God renews the world in and through water – using the power of water to cleanse and bring about new life upon the earth in the days of Noah, washing the earth clean of every thought and action that stood against God’s desired and designed way of living in the world.
God rescues the children of Israel in and through water – meeting them in the depths of the Red Sea, making a way of safe passage on their way to a new land, and entrusting to them a new way of living after coming out of those waters. They are no longer enslaved to the old land and the old way of living and they are no longer ruled by the taskmasters of Egypt. No, God’s people have been set free to “enslave” themselves to God’s freeing reign.

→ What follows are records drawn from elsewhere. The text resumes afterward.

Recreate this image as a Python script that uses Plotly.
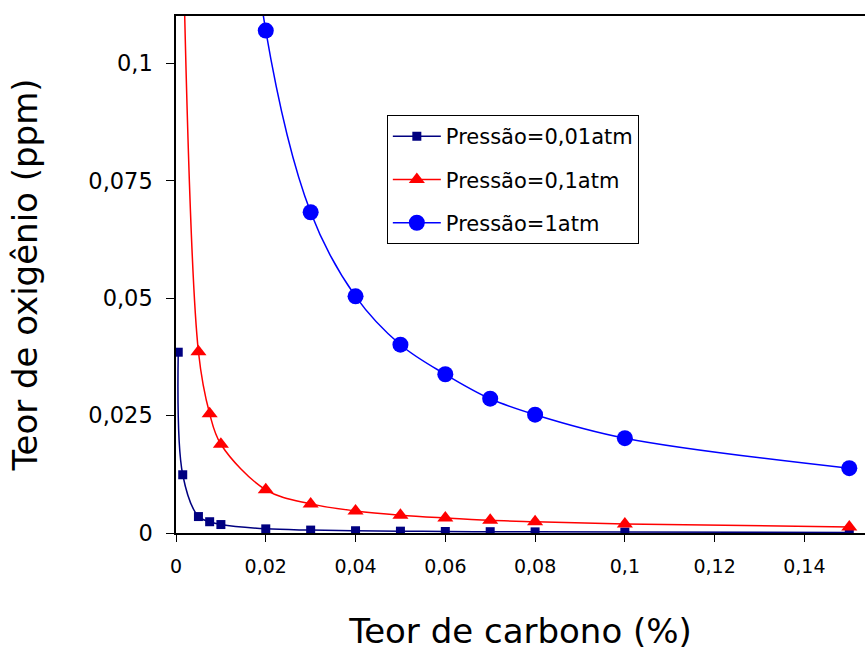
import plotly.graph_objects as go

# Data
carbon_001 = [0.0005, 0.0015, 0.005, 0.0075, 0.01, 0.02, 0.03, 0.04, 0.05, 0.06, 0.07, 0.08, 0.1, 0.15]
oxy_001 = [0.0385, 0.0124, 0.0035, 0.0024, 0.0018, 0.00088, 0.00062, 0.00048, 0.00039, 0.00032, 0.00028, 0.00024, 0.00019, 0.00013]

carbon_01 = [0.0015, 0.005, 0.0075, 0.01, 0.02, 0.03, 0.04, 0.05, 0.06, 0.07, 0.08, 0.1, 0.15]
oxy_01 = [0.129, 0.0386, 0.0254, 0.0189, 0.0092, 0.0062, 0.0047, 0.0038, 0.0032, 0.0027, 0.0024, 0.0019, 0.0013]

carbon_1 = [0.01, 0.02, 0.03, 0.04, 0.05, 0.06, 0.07, 0.08, 0.1, 0.15]
oxy_1 = [0.204, 0.107, 0.0683, 0.0504, 0.0401, 0.0338, 0.0286, 0.0252, 0.0202, 0.0138]

series_names = ["Pressão=0,01atm", "Pressão=0,1atm", "Pressão=1atm"]

x_tickvals = [0, 0.02, 0.04, 0.06, 0.08, 0.1, 0.12, 0.14]
x_ticktext = ["0", "0,02", "0,04", "0,06", "0,08", "0,1", "0,12", "0,14"]
y_tickvals = [0, 0.025, 0.05, 0.075, 0.1]
y_ticktext = ["0", "0,025", "0,05", "0,075", "0,1"]

FONT = "DejaVu Sans"

fig = go.Figure()
fig.add_trace(go.Scatter(
    x=carbon_001, y=oxy_001, name=series_names[0], mode="lines+markers",
    line=dict(color="#000080", width=1.5, shape="spline", smoothing=1),
    marker=dict(symbol="square", size=9, color="#000080"),
    legendgroup="a"))
fig.add_trace(go.Scatter(
    x=carbon_01, y=oxy_01, name=series_names[1], mode="lines+markers",
    line=dict(color="#FF0000", width=1.5, shape="spline", smoothing=1),
    marker=dict(symbol="triangle-up", size=14, color="#FF0000"),
    legendgroup="b"))
fig.add_trace(go.Scatter(
    x=carbon_1, y=oxy_1, name=series_names[2], mode="lines+markers",
    line=dict(color="#0000FF", width=1.5, shape="spline", smoothing=1),
    marker=dict(symbol="circle", size=16, color="#0000FF"),
    legendgroup="c"))

fig.update_layout(
    width=865, height=652,
    margin=dict(l=176, r=0, t=16, b=119),
    paper_bgcolor="white", plot_bgcolor="white",
    font=dict(family=FONT, color="black"),
    showlegend=True,
    legend=dict(
        x=0.306, y=0.8085, xanchor="left", yanchor="top",
        bgcolor="white", bordercolor="black", borderwidth=1,
        font=dict(family=FONT, size=21, color="black"),
        traceorder="grouped", tracegroupgap=13, itemwidth=48,
    ),
    xaxis=dict(
        range=[0, 0.1535], tickvals=x_tickvals, ticktext=x_ticktext,
        showgrid=False, zeroline=False,
        showline=True, linecolor="black", linewidth=1.5, mirror=True,
        ticks="outside", ticklen=7, tickcolor="black", tickwidth=1,
        ticklabelstandoff=8,
        tickfont=dict(family=FONT, size=19, color="black"),
        title=dict(text="Teor de carbono (%)", font=dict(family=FONT, size=34, color="black"), standoff=44),
    ),
    yaxis=dict(
        range=[0, 0.1101], tickvals=y_tickvals, ticktext=y_ticktext,
        showgrid=False, zeroline=False,
        showline=True, linecolor="black", linewidth=1.5,
        ticks="outside", ticklen=8, tickcolor="black", tickwidth=1,
        ticklabelstandoff=9,
        tickfont=dict(family=FONT, size=22.5, color="black"),
        title=dict(text="Teor de oxigênio (ppm)", font=dict(family=FONT, size=34, color="black"), standoff=40),
    ),
)

fig.write_html("out.html", config={"displayModeBar": False},
               post_script="document.body.style.margin='0';document.body.style.padding='0';")
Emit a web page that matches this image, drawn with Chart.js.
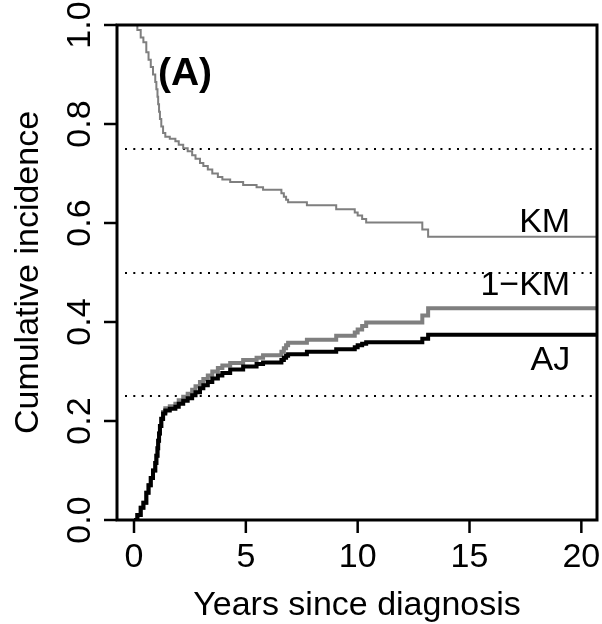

As the pages turn throughout Scripture, water continues to be a source for sustaining life and continues to serve as a meeting place between us and God. The New Testament wraps up all of God’s past dealings with humans and water in the rich practice of baptism. Water is profoundly powerful and scary, especially so in baptism.
As it would turn out, baptism, like all experiences with water, preserves life and it takes life and we can be sure that when we come to the waters to meet God it will be both/and, not either/or.
God longs to preserve and take life in and through the water’s of baptism. Perhaps this is what Paul has in mind when he talks to those who have already been baptized – You died. You were buried. AND You were raised to new life.
God, it would seem, wants to take your old life away from you, in exchange for something better…something new.
Remember, before baptism became a doctrine of the church, or a point of debate between various tribes, it was a point of decision in the life of the disciple that would lead them to lean as fully into the kingdom of God as possible, and trust that the Holy Spirit would take them to places they could not go and do things they could not do on their own.
When we come to the water, we trust even today that God meets us there, and in meeting us there God continues to Create, Renew, and Rescue all that would come.